Had the show ended with the story of the book told through the original manuscripts, diaries, photographs and illustrations, you’d be reading a rave review. But as it moves into the 20th century, the exhibition descends headlong into incoherence, failing at so many different levels that it is frequently hard to say what on earth the works of art we are looking at have to do with the material we saw at the beginning.
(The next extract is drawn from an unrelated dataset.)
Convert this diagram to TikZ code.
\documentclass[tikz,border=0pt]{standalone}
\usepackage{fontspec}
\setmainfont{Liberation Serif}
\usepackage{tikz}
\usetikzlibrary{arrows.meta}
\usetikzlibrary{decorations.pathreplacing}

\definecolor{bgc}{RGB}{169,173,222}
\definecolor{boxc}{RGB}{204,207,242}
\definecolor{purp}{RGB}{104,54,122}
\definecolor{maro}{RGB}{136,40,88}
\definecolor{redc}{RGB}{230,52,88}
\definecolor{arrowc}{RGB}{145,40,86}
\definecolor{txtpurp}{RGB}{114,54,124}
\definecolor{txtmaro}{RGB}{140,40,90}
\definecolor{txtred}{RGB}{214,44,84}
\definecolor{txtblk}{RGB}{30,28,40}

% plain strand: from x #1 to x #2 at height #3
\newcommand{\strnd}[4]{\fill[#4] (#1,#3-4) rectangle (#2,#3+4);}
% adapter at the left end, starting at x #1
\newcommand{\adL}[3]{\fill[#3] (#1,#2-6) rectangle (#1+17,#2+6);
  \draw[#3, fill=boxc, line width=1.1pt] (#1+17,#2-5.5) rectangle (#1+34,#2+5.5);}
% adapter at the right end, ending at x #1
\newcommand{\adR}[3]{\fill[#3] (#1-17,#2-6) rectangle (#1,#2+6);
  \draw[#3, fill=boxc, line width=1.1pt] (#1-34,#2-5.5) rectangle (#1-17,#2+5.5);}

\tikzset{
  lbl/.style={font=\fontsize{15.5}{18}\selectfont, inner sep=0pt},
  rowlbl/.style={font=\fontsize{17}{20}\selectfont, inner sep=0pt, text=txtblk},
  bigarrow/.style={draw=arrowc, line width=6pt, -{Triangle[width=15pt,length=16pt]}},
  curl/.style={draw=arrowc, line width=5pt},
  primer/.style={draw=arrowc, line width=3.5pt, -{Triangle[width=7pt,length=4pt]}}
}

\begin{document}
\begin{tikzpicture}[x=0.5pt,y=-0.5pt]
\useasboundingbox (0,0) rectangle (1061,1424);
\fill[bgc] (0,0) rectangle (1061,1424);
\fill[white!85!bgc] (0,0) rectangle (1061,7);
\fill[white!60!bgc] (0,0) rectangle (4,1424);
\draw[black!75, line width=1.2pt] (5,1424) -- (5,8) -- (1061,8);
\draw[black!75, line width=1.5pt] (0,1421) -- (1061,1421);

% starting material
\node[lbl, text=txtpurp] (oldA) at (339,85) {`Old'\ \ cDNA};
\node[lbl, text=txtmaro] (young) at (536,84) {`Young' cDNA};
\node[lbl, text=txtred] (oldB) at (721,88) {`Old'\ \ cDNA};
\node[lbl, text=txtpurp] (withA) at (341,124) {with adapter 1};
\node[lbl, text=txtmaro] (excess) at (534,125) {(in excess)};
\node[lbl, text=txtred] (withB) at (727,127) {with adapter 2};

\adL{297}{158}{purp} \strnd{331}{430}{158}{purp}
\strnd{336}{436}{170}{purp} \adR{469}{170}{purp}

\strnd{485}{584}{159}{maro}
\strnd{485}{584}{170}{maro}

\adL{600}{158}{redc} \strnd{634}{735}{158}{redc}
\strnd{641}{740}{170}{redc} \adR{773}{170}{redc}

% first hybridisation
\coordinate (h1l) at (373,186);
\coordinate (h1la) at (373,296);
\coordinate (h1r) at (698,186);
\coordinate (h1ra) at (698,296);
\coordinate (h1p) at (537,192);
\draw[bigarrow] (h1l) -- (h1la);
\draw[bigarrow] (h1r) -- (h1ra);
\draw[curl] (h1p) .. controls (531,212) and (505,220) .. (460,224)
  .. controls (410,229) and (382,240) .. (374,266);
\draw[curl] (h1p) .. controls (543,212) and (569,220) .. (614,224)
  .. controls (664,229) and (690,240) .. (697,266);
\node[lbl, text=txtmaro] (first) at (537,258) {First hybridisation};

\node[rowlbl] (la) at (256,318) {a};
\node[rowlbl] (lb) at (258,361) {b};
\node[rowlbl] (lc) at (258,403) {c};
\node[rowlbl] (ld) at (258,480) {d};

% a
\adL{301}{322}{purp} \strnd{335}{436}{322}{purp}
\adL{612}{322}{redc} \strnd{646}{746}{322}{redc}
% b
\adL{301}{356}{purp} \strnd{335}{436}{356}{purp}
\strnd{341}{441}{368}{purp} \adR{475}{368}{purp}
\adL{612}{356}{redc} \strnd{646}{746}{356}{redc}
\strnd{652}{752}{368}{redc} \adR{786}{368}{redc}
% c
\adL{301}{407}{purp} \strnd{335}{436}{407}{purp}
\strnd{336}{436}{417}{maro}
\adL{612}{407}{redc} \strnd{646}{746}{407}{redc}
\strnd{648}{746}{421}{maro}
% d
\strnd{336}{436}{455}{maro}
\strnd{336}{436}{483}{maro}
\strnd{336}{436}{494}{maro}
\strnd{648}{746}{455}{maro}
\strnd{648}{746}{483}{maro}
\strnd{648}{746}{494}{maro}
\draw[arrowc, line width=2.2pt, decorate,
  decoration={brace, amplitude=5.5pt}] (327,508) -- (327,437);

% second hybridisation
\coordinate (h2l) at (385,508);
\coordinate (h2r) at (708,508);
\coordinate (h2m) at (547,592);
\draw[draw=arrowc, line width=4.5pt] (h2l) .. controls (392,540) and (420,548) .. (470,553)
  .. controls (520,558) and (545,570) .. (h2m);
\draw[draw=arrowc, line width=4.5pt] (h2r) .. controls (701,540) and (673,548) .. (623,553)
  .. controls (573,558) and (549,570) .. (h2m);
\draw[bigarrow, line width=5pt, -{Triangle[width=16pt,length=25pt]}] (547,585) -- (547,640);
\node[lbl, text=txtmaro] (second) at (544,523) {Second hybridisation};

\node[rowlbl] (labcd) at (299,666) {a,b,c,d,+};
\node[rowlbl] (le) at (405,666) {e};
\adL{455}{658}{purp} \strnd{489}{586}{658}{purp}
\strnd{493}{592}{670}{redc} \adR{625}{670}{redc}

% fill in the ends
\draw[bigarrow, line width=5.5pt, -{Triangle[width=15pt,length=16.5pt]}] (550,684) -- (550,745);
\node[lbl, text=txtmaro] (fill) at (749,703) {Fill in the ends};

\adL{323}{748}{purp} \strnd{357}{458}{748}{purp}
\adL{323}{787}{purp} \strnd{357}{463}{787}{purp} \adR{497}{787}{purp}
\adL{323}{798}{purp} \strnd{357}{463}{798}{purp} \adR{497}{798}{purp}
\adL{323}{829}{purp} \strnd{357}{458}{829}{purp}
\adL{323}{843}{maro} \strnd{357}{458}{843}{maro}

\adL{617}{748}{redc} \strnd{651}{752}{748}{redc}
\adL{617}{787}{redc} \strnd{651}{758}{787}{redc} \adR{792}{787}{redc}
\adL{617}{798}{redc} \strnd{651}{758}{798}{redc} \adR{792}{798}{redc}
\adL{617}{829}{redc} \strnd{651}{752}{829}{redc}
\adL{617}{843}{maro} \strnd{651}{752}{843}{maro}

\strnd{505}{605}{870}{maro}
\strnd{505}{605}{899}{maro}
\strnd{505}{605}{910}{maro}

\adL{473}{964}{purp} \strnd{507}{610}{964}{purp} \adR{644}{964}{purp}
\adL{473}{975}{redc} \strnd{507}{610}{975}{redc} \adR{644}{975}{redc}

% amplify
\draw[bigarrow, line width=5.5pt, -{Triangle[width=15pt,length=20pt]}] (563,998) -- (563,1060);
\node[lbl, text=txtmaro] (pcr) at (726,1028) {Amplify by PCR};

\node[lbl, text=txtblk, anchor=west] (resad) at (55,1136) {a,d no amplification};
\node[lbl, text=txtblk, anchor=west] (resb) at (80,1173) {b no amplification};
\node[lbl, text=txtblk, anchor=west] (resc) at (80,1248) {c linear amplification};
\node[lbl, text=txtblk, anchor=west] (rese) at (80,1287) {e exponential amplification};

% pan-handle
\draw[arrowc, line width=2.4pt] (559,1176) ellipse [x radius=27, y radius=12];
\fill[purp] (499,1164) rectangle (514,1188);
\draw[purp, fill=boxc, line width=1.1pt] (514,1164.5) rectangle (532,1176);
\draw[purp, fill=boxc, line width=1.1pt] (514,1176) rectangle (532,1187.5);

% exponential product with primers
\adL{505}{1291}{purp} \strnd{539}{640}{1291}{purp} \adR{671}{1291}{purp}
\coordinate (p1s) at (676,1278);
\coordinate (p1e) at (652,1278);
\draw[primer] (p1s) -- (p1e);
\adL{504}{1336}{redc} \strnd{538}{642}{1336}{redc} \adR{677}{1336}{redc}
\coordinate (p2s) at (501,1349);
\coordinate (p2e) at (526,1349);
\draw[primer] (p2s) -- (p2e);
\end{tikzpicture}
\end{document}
Alice became a cult book for the Surrealists in the Thirties. The trouble is that a reference in their work to “Alice in Wonderland” became shorthand for any image that showed a strange, irrational or out-of-kilter world. In some pictures, such as the long-haired young girls in Victorian costume who sleepwalk and swoon in Dorothea Tanning’s A Little Night Music, there is indeed a direct link to the book and Tenniel’s illustrations. But it is hard to see any tangible reference to the book when Salvador Dalí plays with scale and perspective in Open Field with Ball in Centre of 1946 or in the work of Humphrey Jennings and Paul Nash. And though I accept that such British Surrealists knew the book well, when contemporaries labelled them “Children of Alice” did it really mean anything more than the use of the word “Kafkaesque” does today?

The revival of interest in Alice in Wonderland in the Sixties resulted in some of the worst Alice-related work in the show, from Adrian Piper’s canvases swirling with psychedelic colours to the insufferable whimsicality of Peter Blake’s screen-printed illustrations and Graham Ovenden’s soft-focus images of slightly too alluring little girls.

In film the situation is different. Everything I said about adaptations of Alice for the stage applies to Cecil Hepworth’s 1902 silent film. Walt Disney made a series of short, silent films called The Alice Comedies that combined live actors with animation. The one from 1923 being shown at Tate Liverpool has virtually nothing to do with Lewis Carroll’s story, and yet the idea of showing a real little girl interacting with lively cartoon characters does not entirely miss the point. Disney’s full-length cartoon version is arguably the most faithful 20th-century adaptation of the book.

By no means all the work in the show is terrible. Tim Rollins and the artist’s collective KOS (Kids of the Street) paste pages from the book on a large canvas, then superimpose a reproduction of one of Tenniel’s illustrations over the text in a work that comments on the book’s famous fusion of word and image. Kiki Smith simply reproduces on a very large canvas Dodgson’s illustration of the scene in which a tiny Alice swims with owls, dodo, cat, duck and birds in a pool of her tears.

That incredible artist Francesca Woodman photographs a naked young man wearing a rabbit’s head mask standing in the shadows of a shack. It is a deeply worrying image. Whether its psychological darkness has anything to do with Dodgson’s book I don’t know, but I suppose that the unexpected appearance of a rabbit in a lonely place must at some level put the viewer in the place of a lost child.

In terms of its ambition and originality Alice in Wonderland Through the Visual Arts has a lot going for it, particularly in the early galleries. What it needed was ruthless curatorial rigour ensuring that visitors understand what every work on view has to do with the show’s subject. Many of the catalogue essays are superb – but the author’s are so selective in the works of art they discuss that as a guide to the show they are useless. And the installation frequently fails to rise to the professional standards you expect at any national museum. Labels are perfunctory, and the lighting is dismal throughout, particularly in the vitrines where the books and manuscripts are on display. A smaller show in which the curator exerted tighter control could have been dazzling.